The majority of all of the characters are all very well fleshed out. Except for some of his other friends who appeared, but we never really quite got to know them very well- like Tristan. He’s there, but I don’t really care honestly. He and the other girl brought nothing to the book (so far) and I would have been quite happy without them.
One of the things I’ve seen a lot of people mention is that Arram discusses the first time he gets erections and wet dreams. They seemed really surprised at this and maybe even a tad offended.
But given this was the first boy’s perspective book in Tortall, I am not surprised. If you’ve ever read any of her other books, you know that the girls usually always bring up their periods or solider problems as being a girl. So given the flipped scenario, I wasn’t as fazed at this as other people might have been.
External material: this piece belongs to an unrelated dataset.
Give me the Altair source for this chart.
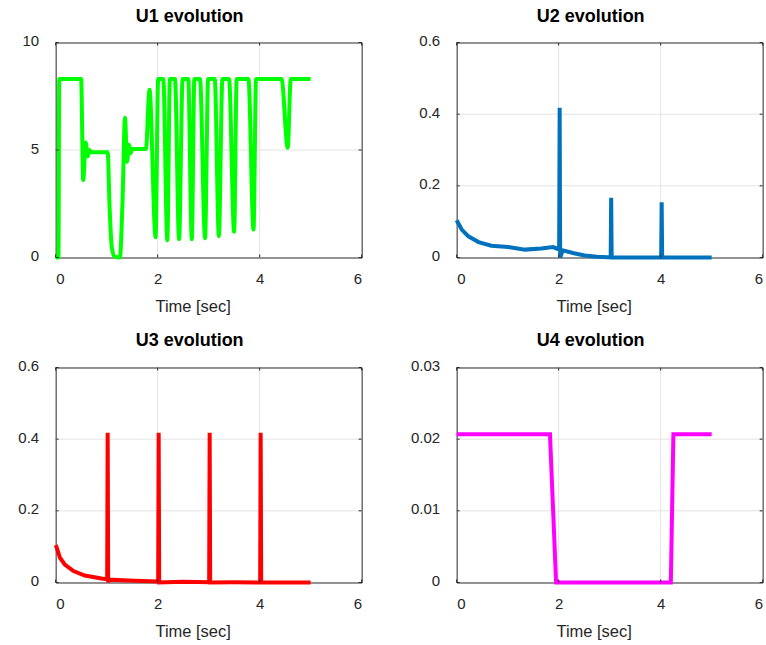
import altair as alt
import pandas as pd

# ---------------- data ----------------
u1_t = [0.00, 0.055, 0.07, 0.50, 0.54, 0.59, 0.63, 0.66, 0.70, 1.02, 1.06, 1.10, 1.15, 1.26,
        1.31, 1.36, 1.40, 1.44, 1.47, 1.50, 1.77, 1.84, 1.96, 2.01, 2.11, 2.19, 2.24, 2.34,
        2.42, 2.49, 2.60, 2.67, 2.72, 2.83, 2.93, 2.99, 3.12, 3.20, 3.27, 3.40, 3.50, 3.55,
        3.78, 3.88, 3.93, 4.43, 4.55, 4.61, 5.00]
u1_v = [0.0, 0.0, 8.3, 8.3, 3.6, 5.35, 4.7, 5.0, 4.9, 4.9, 2.2, 0.5, 0.05, 0.0,
        2.5, 6.5, 4.45, 5.25, 4.85, 5.05, 5.05, 7.8, 0.95, 8.3, 8.3, 0.8, 8.3, 8.3,
        0.85, 8.3, 8.3, 0.85, 8.3, 8.3, 0.9, 8.3, 8.3, 1.0, 8.3, 8.3, 1.2, 8.3,
        8.3, 1.3, 8.3, 8.3, 5.1, 8.3, 8.3]

u2_t = [0.00, 0.10, 0.23, 0.43, 0.68, 1.01, 1.34, 1.66, 1.89, 1.98, 2.01, 2.02, 2.03, 2.08,
        2.30, 2.51, 2.75, 2.96, 3.02, 3.03, 3.04, 3.50, 4.01, 4.02, 4.03, 4.50, 5.00]
u2_v = [0.104, 0.078, 0.059, 0.043, 0.033, 0.029, 0.022, 0.025, 0.029, 0.024, 0.024, 0.418, 0.0, 0.020,
        0.012, 0.0056, 0.002, 0.001, 0.001, 0.167, 0.0, 0.0, 0.0, 0.154, 0.0, 0.0, 0.0]

u3_t = [0.00, 0.02, 0.085, 0.18, 0.35, 0.57, 0.90, 1.01, 1.02, 1.03, 1.04, 1.55, 2.01, 2.02, 2.03,
        2.50, 3.01, 3.02, 3.03, 3.50, 4.01, 4.02, 4.03, 5.00]
u3_v = [0.104, 0.098, 0.069, 0.050, 0.032, 0.0195, 0.011, 0.009, 0.418, 0.0, 0.008, 0.005, 0.003, 0.418, 0.0,
        0.002, 0.001, 0.418, 0.0, 0.0005, 0.0, 0.418, 0.0, 0.0]

u4_t = [0.00, 1.83, 1.95, 4.20, 4.25, 5.00]
u4_v = [0.0207, 0.0207, 0.0, 0.0, 0.0207, 0.0207]

x_ticks = [0, 2, 4, 6]
u1_ticks = [0, 5, 10]
u23_ticks = [0, 0.2, 0.4, 0.6]
u4_ticks = [0, 0.01, 0.02, 0.03]

titles = ["U1 evolution", "U2 evolution", "U3 evolution", "U4 evolution"]
colors = ["#00ff00", "#0072bd", "#ff0000", "#ff00ff"]

# ---------------- style ----------------
W, H = 306, 215
FONT = "Liberation Sans"
TXT = "#262626"
GRID = "#e3e3e3"
TK = 3


def panel(t, v, color, title, yticks, interp):
    df = pd.DataFrame({"t": t, "v": v})
    xs = alt.Scale(domain=[0, 6], nice=False, zero=False)
    ys = alt.Scale(domain=[yticks[0], yticks[-1]], nice=False, zero=False)
    xaxis = alt.Axis(values=x_ticks, format="d", title="Time [sec]", grid=False, ticks=False,
                     domain=False, labelPadding=14, titlePadding=12, titleX=137,
                     labelFontSize=15, titleFontSize=16.5, titleFontWeight="normal",
                     labelFont=FONT, titleFont=FONT, labelColor=TXT, titleColor=TXT)
    yaxis = alt.Axis(values=yticks, format="~r", title=None, grid=False, ticks=False,
                     domain=False, labelPadding=17, labelOffset=-2,
                     labelFontSize=15, labelFont=FONT, labelColor=TXT)
    X = lambda: alt.X("t:Q", scale=xs, axis=xaxis)
    Y = lambda: alt.Y("v:Q", scale=ys, axis=yaxis)
    xt = pd.DataFrame({"t": x_ticks})
    yt = pd.DataFrame({"v": yticks})
    xin = pd.DataFrame({"t": x_ticks[1:-1]})
    yin = pd.DataFrame({"v": yticks[1:-1]})

    gx = alt.Chart(xin).mark_rule(color=GRID, strokeWidth=1).encode(
        x=X(), y=alt.value(0), y2=alt.value(H))
    gy = alt.Chart(yin).mark_rule(color=GRID, strokeWidth=1).encode(
        y=Y(), x=alt.value(0), x2=alt.value(W))
    line = alt.Chart(df).mark_line(color=color, strokeWidth=4, interpolate=interp).encode(
        x=X(), y=Y())
    bottom = alt.Chart(xt).mark_rule(color=TXT, strokeWidth=1).encode(
        x=X(), y=alt.value(H), y2=alt.value(H - TK))
    top = alt.Chart(xt).mark_rule(color=TXT, strokeWidth=1).encode(
        x=X(), y=alt.value(0), y2=alt.value(TK))
    left = alt.Chart(yt).mark_rule(color=TXT, strokeWidth=1).encode(
        y=Y(), x=alt.value(0), x2=alt.value(TK))
    right = alt.Chart(yt).mark_rule(color=TXT, strokeWidth=1).encode(
        y=Y(), x=alt.value(W), x2=alt.value(W - TK))
    return alt.layer(gx, gy, line, bottom, top, left, right).properties(
        width=W, height=H,
        title=alt.TitleParams(title, fontSize=18, fontWeight="bold", font=FONT, color="#000000",
                              dx=-19, offset=-6, baseline="alphabetic", anchor="middle"),
    )


p1 = panel(u1_t, u1_v, colors[0], titles[0], u1_ticks, "monotone")
p2 = panel(u2_t, u2_v, colors[1], titles[1], u23_ticks, "linear")
p3 = panel(u3_t, u3_v, colors[2], titles[2], u23_ticks, "linear")
p4 = panel(u4_t, u4_v, colors[3], titles[3], u4_ticks, "linear")

chart = alt.concat(p1, p2, p3, p4, columns=2, spacing={"row": 110, "column": 95}, bounds="flush").properties(
    padding={"left": 16.65, "top": 6.5, "right": 0, "bottom": 0},
    background="white",
).configure_view(
    stroke=TXT, strokeWidth=1
)

chart.save("out.html", embed_options={"renderer": "svg", "actions": False})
As for the two main friends that he has, Varice and Orzone, I did really like their characterization. I’m glad that Varice doesn’t get sucked into a love triangle in between them and instead is safely in one camp.
I have mixed feelings though at times about them. In a way, I felt Varice wasn’t fleshed out as well as Orzone was. And I also kinda thought it was strange that Varice and Orzone suddenly decided Arram would be their closest friend as well. In a way, I can see it, but I almost wish it hadn’t been such a sudden cut and dry thing.
This is where I have my biggest gripes so far with this book. Now don’t get me wrong, I really wanted to be enthralled but I was really disappointed. I still read and came back of course to finish, but if you’re looking for a fast paced novel, you won’t find that here.
I’m so sorry to say that this book dragged on and on.
I believe it has to do though with the fact that this book “quickly” follows Arram from about 10-17 ish years age as he goes through school. A lot of reviews I read compared this to Harry Potter. But because I’ve never read Harry Potter, I can’t agree to that.
But what I can tell you is that Pierce has written more than one school themed book and this did not follow that recipe that her previous books did. For one, she includes a semester schedule, which I don’t recall in the other books. But she’s also covering the majority of his young schooling.
Arram is supposed to be very intelligent and very advanced for his age. You can tell because he gets all the special one-on-one lessons. Pierce though doesn’t let this make him quite into a Gary Sue though. Arram does doubt himself a lot and does have his flaws. Although it glosses over bullying briefly by mentioning the other students are intimidated by him and the teachers more or less prevent the bullying by his separate classes. He does still have bullying.
Regardless, I have my suspicious despite this book being so slow until the last 50 pages, that the other books in the series will not be the same way. I think because this book follows him into early adulthood, therefore setting the scene, the other books will hopefully be much more exciting.
The biggest gripe was the pace and overarching lack of conflict. There is some for sure that keeps the book moving but it is not as fast paced as her other books.
That being said, this is a mastery of character study and introspection and world building. The book does those two very well and if you don’t mind a slower paced book, it is a delightful and entertaining story. I’m glad I bought it and think it’s worth a spot in my collection.
I will be excited for the other books when they come out.